In today’s College of Arms of the Society for Creative Anachronism, the title of Codex Herald is given to the member of Laurel’s staff responsible for maintaining the College’s web site.

But it turns out that there was an earlier office, the “Codex Herald Advocate,” which existed for a couple of years in the late nineteen-seventies, and I found the story of its creation and abolition peculiar enough to share.

The office was created in 1977.

I take great pleasure in announcing the appointment of Lord MacCailavaghn of Macrae to the office of Codex Herald Advocate. He is in mundane life Mr. Donald Calavan, Albany Squire of Arms of the Lyon Court, that is, assistant to Albany Herald. He is at present on detached duty and living in the Barony of Golden Rivers.
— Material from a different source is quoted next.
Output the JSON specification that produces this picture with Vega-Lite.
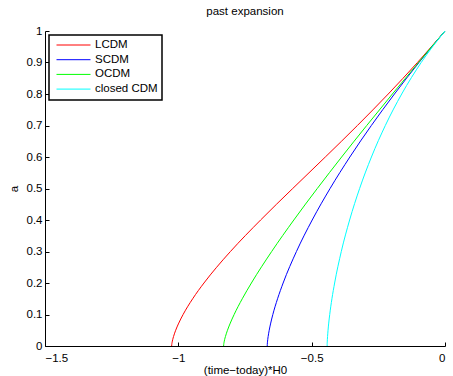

His duties for the College of Arms include checking applications against arms recorded in the United Kingdom and against U.S. copyrighted designs as registered by the Bureau of Patents and Copyrights of the U.S. Department of Commerce. This will help us toward the eventual possibility of formal recognition of SCA heraldry by the mundane heraldic community.

The word codex means “a manuscript volume, a code of laws, a bound book (as opposed to a scroll).” The title refers to his work with reference books and the laws of heraldry.

The acceptances in this letter (with one exception) have been passed by Lord Codex as well as by Lord Harold Breakstone, Clarion King of Arms, and myself. The exception is the provisional acceptance for Nige of the Cleftlands, and it will be checked by Lord Codex in the usual way.

[Karina of the Far West, Postscript, August 1977 LoAR]

Over the next two years, Codex was active in commentary and the decision process, cited numerous times in Laurel letters as guiding heraldic practice and calling conflict with registered English armory.

Two years later, following a change of Laurel Sovereigns, a surprising discovery was made:

I tried to visit the Lyon Office in Edinburgh, but wasn’t able to. I did phone them, however, and I discovered that they had never heard of Donald Calavan, Ormond Pursuivant. There was an Ormond Pursuivant, but he lives in Edinburdh. I am afraid Lord Codex has conned us. I hereby remove MacCallavaghn of MacRae from the office of Codex Herald Advocate and abolish the office.

[Wilhelm von Schlussel, Cover Letter, Oct 1979 LoAR]

A couple of years later, Donald Calavan (sometimes written Calavan-MacRae) co-founded the Saint Andrew’s Society of Sacramento; he passed away in 2013.